Holiday Isle development gets final OK

The Holiday Isle Marina project as proposed in 2016 included six buildings. This view from the northeast shows, clockwise from bottom right, a hotel, a restaurant, three condominium buildings at the end of the property, and a condo-hotel.

The second major development proposed for the Madeira Beach east gateway area got a final approval from the city commission at its March 7 meeting.

The Holiday Isle Marina, to be built on the Holton property at the foot of the causeway bridge, has been significantly downsized from the original plan.

The number of buildings was reduced from six to two, and includes a 150-room hotel and a five-floor condominium building that replaces three previous seven- and nine-story structures. The number of condo units is being reduced by more than half, from 68 to 31. The buildings were also moved eastward on the property to open up the view corridors for residents living in nearby condos, and redesigned with a “fishing village” look.

The commission had approved the ordinance and development agreement needed to proceed forward with the Holiday Isle Marina project on first reading at last month’s commission meeting. A second and final reading was required, and that was done at the March 7 meeting.

The commission has already given its final approval to the Madeira Town Center, the other major development planned for the area. That project, by William Karns, will be built along Madeira Way and 150th Avenue.

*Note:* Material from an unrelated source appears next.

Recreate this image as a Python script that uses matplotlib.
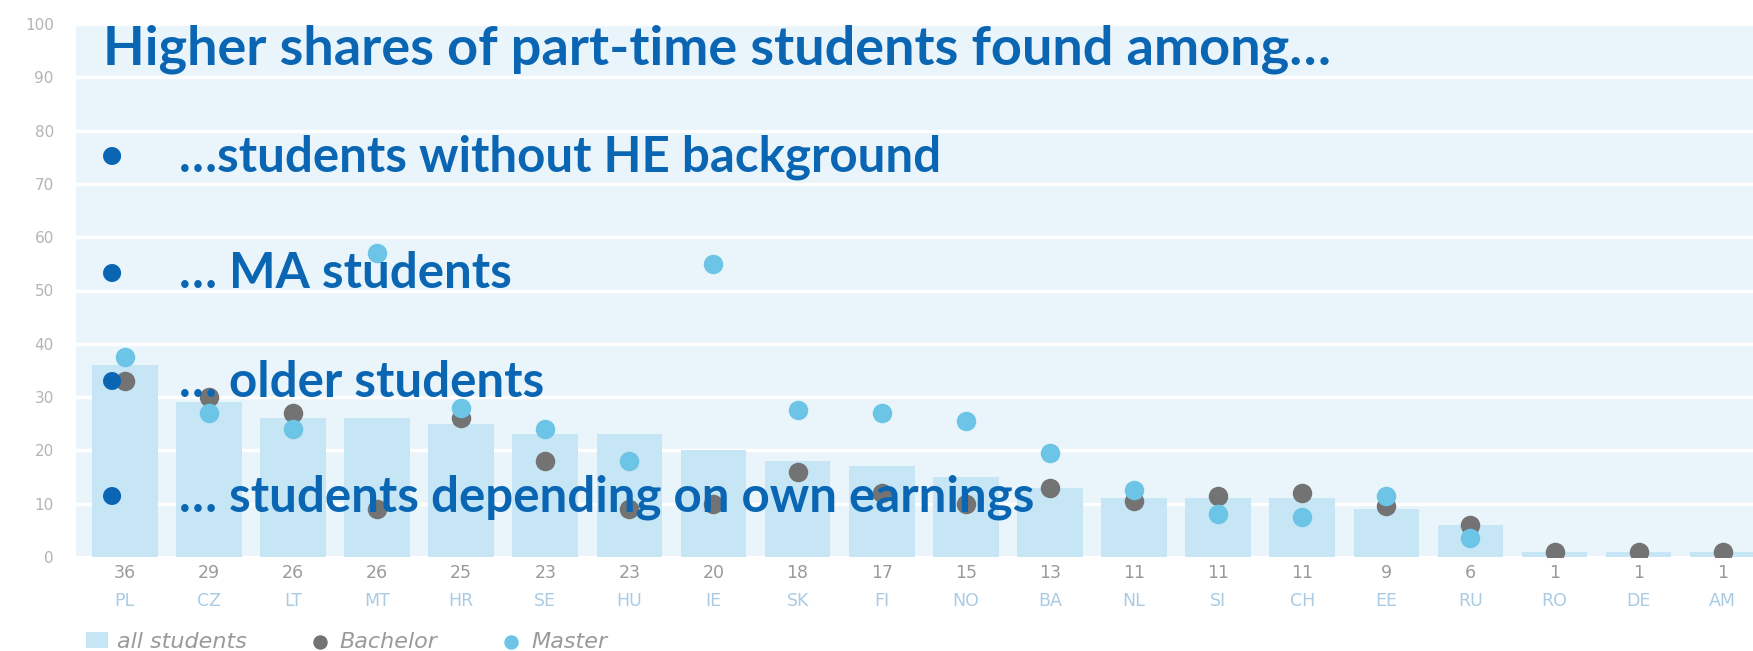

The Holiday Isle Marina’s final OK came on a unanimous vote of the commission, following a brief summary presentation of the development by Katie Cole, a spokesperson for developer James Holton. She told the commission the development plans were the same as approved by the commission last month. Then she added a warning to anyone who might be considering challenging the development as presented.

She said that this development agreement, like the Karns project, has a provision that allows the developer to revert to the larger scale project originally approved if litigation is filed to challenge the downsized development. The intent is to discourage lawsuits. If none are filed within 30 days after the March 7 approval, the developer will go forward with the scaled-down plan.

Four residents who were scheduled to make presentations as “affected parties” did not show up at the meeting.

The final approvals of the Holiday Isle Marina and Madeira Town Center mean both projects can now move ahead to construction, once the 30-day pause is over.

John’s Pass to get a light-up

The city’s biggest tourist attraction is brightening up. The commission agreed to pay just over $100,000 for Bollard Lighting Fixtures to light all the major palm trees along Village Boulevard in John’s Pass Village. City Manager Shane Crawford said the illuminated palm trees would be “really spectacular.” A prototype tree is lit up outside of Delosa’s Pizza now, which Crawford said is “something to see.”

In addition to being aesthetically pleasing, Crawford said the lighted trees would also improve pedestrian safety at the Village. He commented that people at John’s Pass Village don’t always cross at crosswalks, and said the extra lighting “will make it safer.”

State funding is paying for the project, Crawford added. “This is an example of another amenity that Madeira Beach residents are receiving through a state appropriation,” he said.

Finance director to leave

In a later comment, Crawford confirmed reports that Finance Director/Assistant City Manager Vince Tenaglia is leaving. He is taking a similar position at St. Pete Beach, replacing Administrative Services Director Elaine Edmunds, who is retiring, Crawford said.

Tenaglia has been Madeira Beach’s chief financial officer since being hired by Crawford shortly after the city manager started his job in 2012.

Crawford spoke highly of Tenaglia and his accomplishments. Tenaglia brought stability to a financial structure that was “in turmoil” when he arrived, Crawford said.

He added, “Vince will be hard to replace.”

Tenaglia’s departure follows the recent exits of two other high level Madeira Beach officials. Planning director Michelle Orton left in January. City Clerk Aimee Servedio, a 34-year city employee, resigned in February, facing a quit or be fired directive.

Revised to correct name of the development.